Reason for the shift in thinking was the good economic news for the government that came with spring’s thaw after the worst winter of the century. Suddenly came word of new export records, booming retail sales and swelling company profits. Most welcome news of all last week was that the remorseless five-month rise in unemployment had finally drifted down to 604,000, off nearly 100,000 from the March figure.

Promises & Threats. The Tories still faced a long, hazardous haul. Politically and economically, the biggest roadblock is that industry will not be able to expand and compete in world markets without vigorous, unpopular measures to hold wage boosts to half their rate of increase over the past decade. On the bright side, economists now believe that, by fall, Chancellor of the Exchequer Reginald Maudling’s canny budget (TIME, April 12) will have boosted production, whittled unemployment and put extra spending money in lower-income pockets. In fact, many Tory M.P.s now fear that if the government waits until next year before calling the election, it may lose its gains in another winter slump and have even less time for recovery before its five-year mandate expires in October 1964.

In any case, the campaign is already under way. Prime Minister Harold Macmillan threw a straw in the wind by re-appointing hardheaded Lord Poole as co-chairman of the party with Leader of the House Iain Macleod. Poole, who raised record sums for the Tories in the 1955 and 1959 campaigns, is the reputed author of the “Never-Had-It-So-Good” theme that helped return the government at the last election.

Grey Utopia. Last weekend, with Poole and 32 other top Tories who were summoned to the Prime Minister’s country home, Macmillan started drafting the party’s broad, long-term program of social and economic reform. Its theme, said Macmillan, will be “Modernize—not Nationalize.” In his fiercest attack on Labor in many months, the Prime Minister charged in a speech to Glasgow Tories that “the Socialists have nothing to offer except old threats supported by sly promises.” The Opposition, declared Macmillan, still clings to its “old-hat” view of a socialist utopia, in which “everybody is more or less the same shade of grey.” He insisted that under Labor, Britain would revert swiftly to the status of a “second-class power.”
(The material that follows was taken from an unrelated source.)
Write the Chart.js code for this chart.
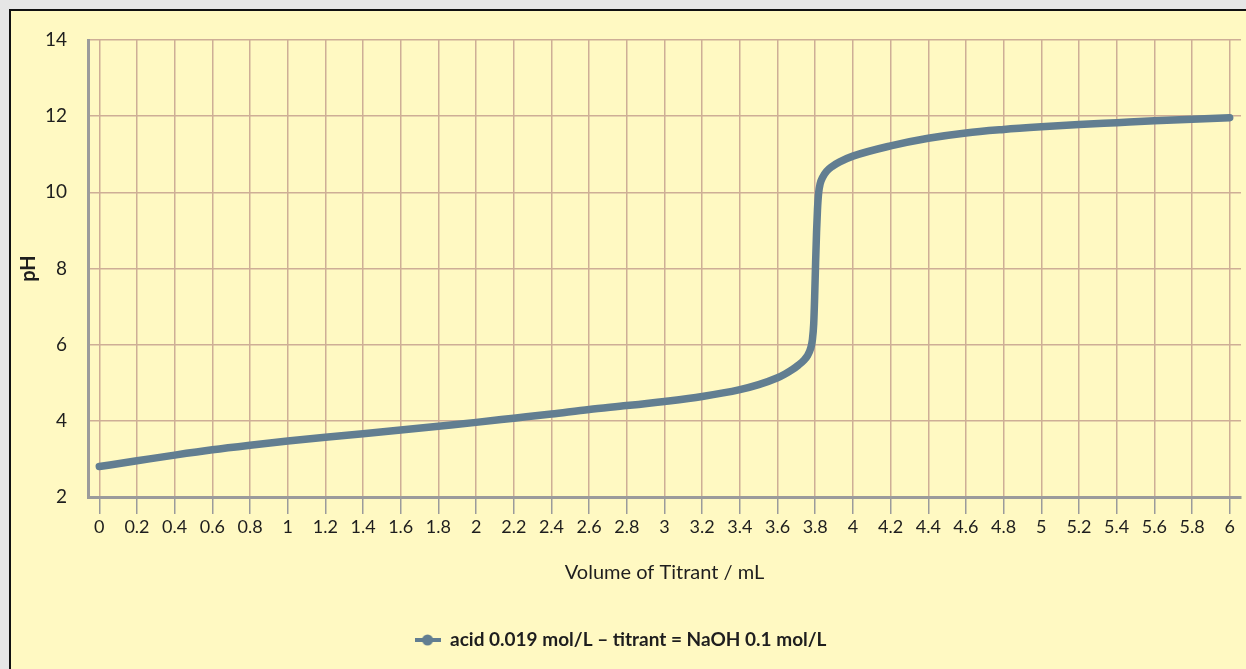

Macmillan’s final decision on the election date will be influenced by the Gallup poll percentages, which in April showed a fractional slip in Labor’s massive lead, now 49.5% to 34%, over the Tories. Other omens will be the results of three spring by-elections necessitated by the deaths of Hugh Gaitskell and two other Labor M.P.s.

One thing was certain: at 69, Harold Macmillan is still confident that the party cannot yet dispense with his leadership. By way of patching party morale, he has already quashed back-bench rumors that he might step down. “I’ll be leading you into the next general election,” he told Tory M.P.s recently, “and I’ll be with you in the new Parliament.”